Start of Listed entries
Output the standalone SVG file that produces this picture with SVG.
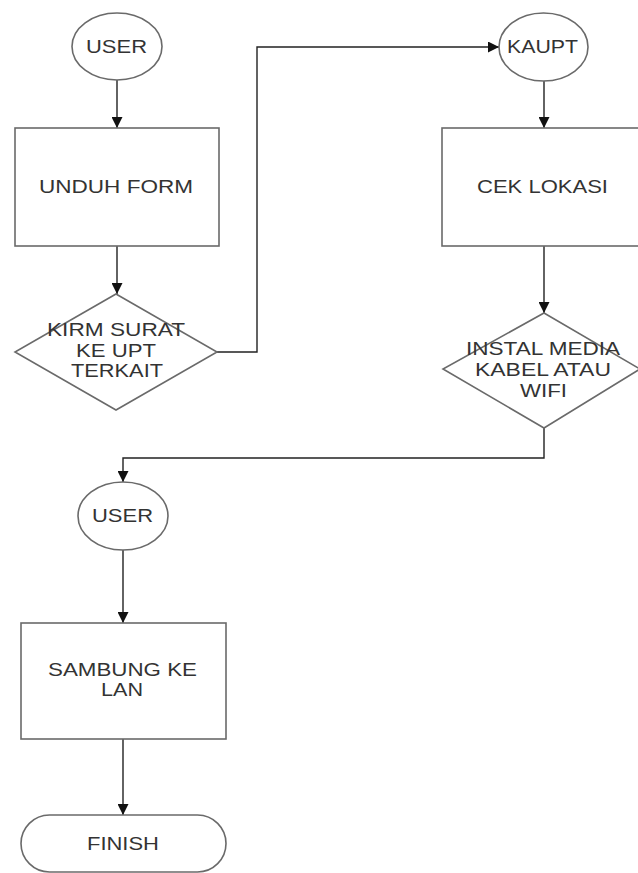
<svg xmlns="http://www.w3.org/2000/svg" width="638" height="873" viewBox="0 0 638 873">
<style>
.shape{fill:#fff;stroke:#6a6a6a;stroke-width:1.6}
.conn{fill:none;stroke:#222;stroke-width:1.4}
text{font-family:"Liberation Sans",Arial,sans-serif;font-size:18px;fill:#333;text-anchor:middle}
</style>
<defs>
<marker id="arr" viewBox="0 0 10 10" refX="10" refY="5" markerWidth="11" markerHeight="11" markerUnits="userSpaceOnUse" orient="auto">
<path d="M0,0 L10,5 L0,10 z" fill="#111"/>
</marker>
</defs>
<rect width="638" height="873" fill="#fff"/>
<g id="connectors">
<path class="conn" d="M117,80 V128" marker-end="url(#arr)"/>
<path class="conn" d="M117,246 V294" marker-end="url(#arr)"/>
<path class="conn" d="M217,352 H257 V47 H499" marker-end="url(#arr)"/>
<path class="conn" d="M544,81 V128" marker-end="url(#arr)"/>
<path class="conn" d="M544,246 V313" marker-end="url(#arr)"/>
<path class="conn" d="M544,428 V458 H123 V482" marker-end="url(#arr)"/>
<path class="conn" d="M123,550 V623" marker-end="url(#arr)"/>
<path class="conn" d="M123,739 V815" marker-end="url(#arr)"/>
</g>
<g id="user1">
<ellipse class="shape" cx="117" cy="46.5" rx="45" ry="33.5"/>
<text x="116.5" y="53" textLength="61" lengthAdjust="spacingAndGlyphs">USER</text>
</g>
<g id="unduh">
<rect class="shape" x="15" y="128" width="204" height="118"/>
<text x="116" y="193" textLength="154" lengthAdjust="spacingAndGlyphs">UNDUH FORM</text>
</g>
<g id="kirim">
<polygon class="shape" points="116,294 217,352 116,410 15,352"/>
<text x="116" y="336" textLength="138" lengthAdjust="spacingAndGlyphs">KIRM SURAT</text>
<text x="116" y="357" textLength="80" lengthAdjust="spacingAndGlyphs">KE UPT</text>
<text x="117" y="377" textLength="92" lengthAdjust="spacingAndGlyphs">TERKAIT</text>
</g>
<g id="kaupt">
<ellipse class="shape" cx="543.5" cy="47" rx="44.5" ry="34"/>
<text x="542.5" y="53" textLength="71" lengthAdjust="spacingAndGlyphs">KAUPT</text>
</g>
<g id="cek">
<rect class="shape" x="442" y="128" width="210" height="118"/>
<text x="542.5" y="193" textLength="131" lengthAdjust="spacingAndGlyphs">CEK LOKASI</text>
</g>
<g id="instal">
<polygon class="shape" points="544,313 640,369 544,428 443,369"/>
<text x="543" y="355" textLength="154" lengthAdjust="spacingAndGlyphs">INSTAL MEDIA</text>
<text x="543" y="376" textLength="136" lengthAdjust="spacingAndGlyphs">KABEL ATAU</text>
<text x="543.5" y="397" textLength="47" lengthAdjust="spacingAndGlyphs">WIFI</text>
</g>
<g id="user2">
<ellipse class="shape" cx="123" cy="516" rx="45" ry="34"/>
<text x="122.5" y="522" textLength="61" lengthAdjust="spacingAndGlyphs">USER</text>
</g>
<g id="sambung">
<rect class="shape" x="21" y="623" width="205" height="116"/>
<text x="122.5" y="676" textLength="149" lengthAdjust="spacingAndGlyphs">SAMBUNG KE</text>
<text x="122" y="696" textLength="42" lengthAdjust="spacingAndGlyphs">LAN</text>
</g>
<g id="finish">
<rect class="shape" x="21" y="815" width="205" height="57" rx="28.5" ry="28.5"/>
<text x="123" y="850" textLength="72" lengthAdjust="spacingAndGlyphs">FINISH</text>
</g>
</svg>
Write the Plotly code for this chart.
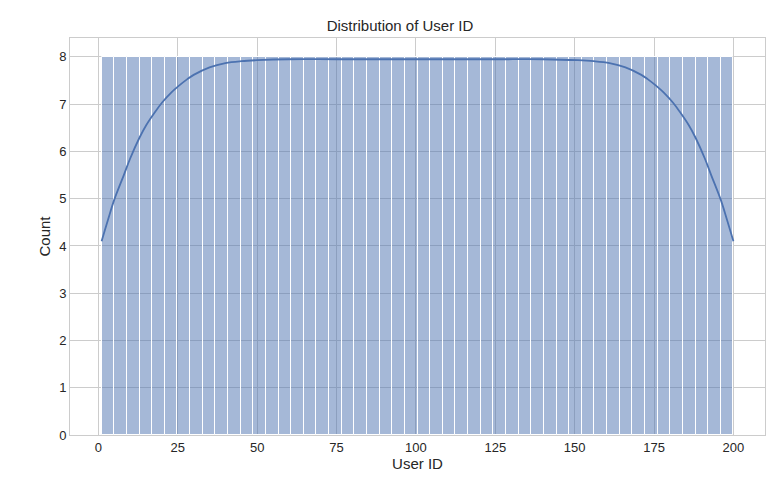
End of Listed entries
• _Instructions to follow_: Transcribe the full listing above exactly, with the images removed.

• _Output_:
Output the standalone SVG file that produces this picture with SVG.
<svg xmlns="http://www.w3.org/2000/svg" width="638" height="873" viewBox="0 0 638 873">
<style>
.shape{fill:#fff;stroke:#6a6a6a;stroke-width:1.6}
.conn{fill:none;stroke:#222;stroke-width:1.4}
text{font-family:"Liberation Sans",Arial,sans-serif;font-size:18px;fill:#333;text-anchor:middle}
</style>
<defs>
<marker id="arr" viewBox="0 0 10 10" refX="10" refY="5" markerWidth="11" markerHeight="11" markerUnits="userSpaceOnUse" orient="auto">
<path d="M0,0 L10,5 L0,10 z" fill="#111"/>
</marker>
</defs>
<rect width="638" height="873" fill="#fff"/>
<g id="connectors">
<path class="conn" d="M117,80 V128" marker-end="url(#arr)"/>
<path class="conn" d="M117,246 V294" marker-end="url(#arr)"/>
<path class="conn" d="M217,352 H257 V47 H499" marker-end="url(#arr)"/>
<path class="conn" d="M544,81 V128" marker-end="url(#arr)"/>
<path class="conn" d="M544,246 V313" marker-end="url(#arr)"/>
<path class="conn" d="M544,428 V458 H123 V482" marker-end="url(#arr)"/>
<path class="conn" d="M123,550 V623" marker-end="url(#arr)"/>
<path class="conn" d="M123,739 V815" marker-end="url(#arr)"/>
</g>
<g id="user1">
<ellipse class="shape" cx="117" cy="46.5" rx="45" ry="33.5"/>
<text x="116.5" y="53" textLength="61" lengthAdjust="spacingAndGlyphs">USER</text>
</g>
<g id="unduh">
<rect class="shape" x="15" y="128" width="204" height="118"/>
<text x="116" y="193" textLength="154" lengthAdjust="spacingAndGlyphs">UNDUH FORM</text>
</g>
<g id="kirim">
<polygon class="shape" points="116,294 217,352 116,410 15,352"/>
<text x="116" y="336" textLength="138" lengthAdjust="spacingAndGlyphs">KIRM SURAT</text>
<text x="116" y="357" textLength="80" lengthAdjust="spacingAndGlyphs">KE UPT</text>
<text x="117" y="377" textLength="92" lengthAdjust="spacingAndGlyphs">TERKAIT</text>
</g>
<g id="kaupt">
<ellipse class="shape" cx="543.5" cy="47" rx="44.5" ry="34"/>
<text x="542.5" y="53" textLength="71" lengthAdjust="spacingAndGlyphs">KAUPT</text>
</g>
<g id="cek">
<rect class="shape" x="442" y="128" width="210" height="118"/>
<text x="542.5" y="193" textLength="131" lengthAdjust="spacingAndGlyphs">CEK LOKASI</text>
</g>
<g id="instal">
<polygon class="shape" points="544,313 640,369 544,428 443,369"/>
<text x="543" y="355" textLength="154" lengthAdjust="spacingAndGlyphs">INSTAL MEDIA</text>
<text x="543" y="376" textLength="136" lengthAdjust="spacingAndGlyphs">KABEL ATAU</text>
<text x="543.5" y="397" textLength="47" lengthAdjust="spacingAndGlyphs">WIFI</text>
</g>
<g id="user2">
<ellipse class="shape" cx="123" cy="516" rx="45" ry="34"/>
<text x="122.5" y="522" textLength="61" lengthAdjust="spacingAndGlyphs">USER</text>
</g>
<g id="sambung">
<rect class="shape" x="21" y="623" width="205" height="116"/>
<text x="122.5" y="676" textLength="149" lengthAdjust="spacingAndGlyphs">SAMBUNG KE</text>
<text x="122" y="696" textLength="42" lengthAdjust="spacingAndGlyphs">LAN</text>
</g>
<g id="finish">
<rect class="shape" x="21" y="815" width="205" height="57" rx="28.5" ry="28.5"/>
<text x="123" y="850" textLength="72" lengthAdjust="spacingAndGlyphs">FINISH</text>
</g>
</svg>
Write the Plotly code for this chart.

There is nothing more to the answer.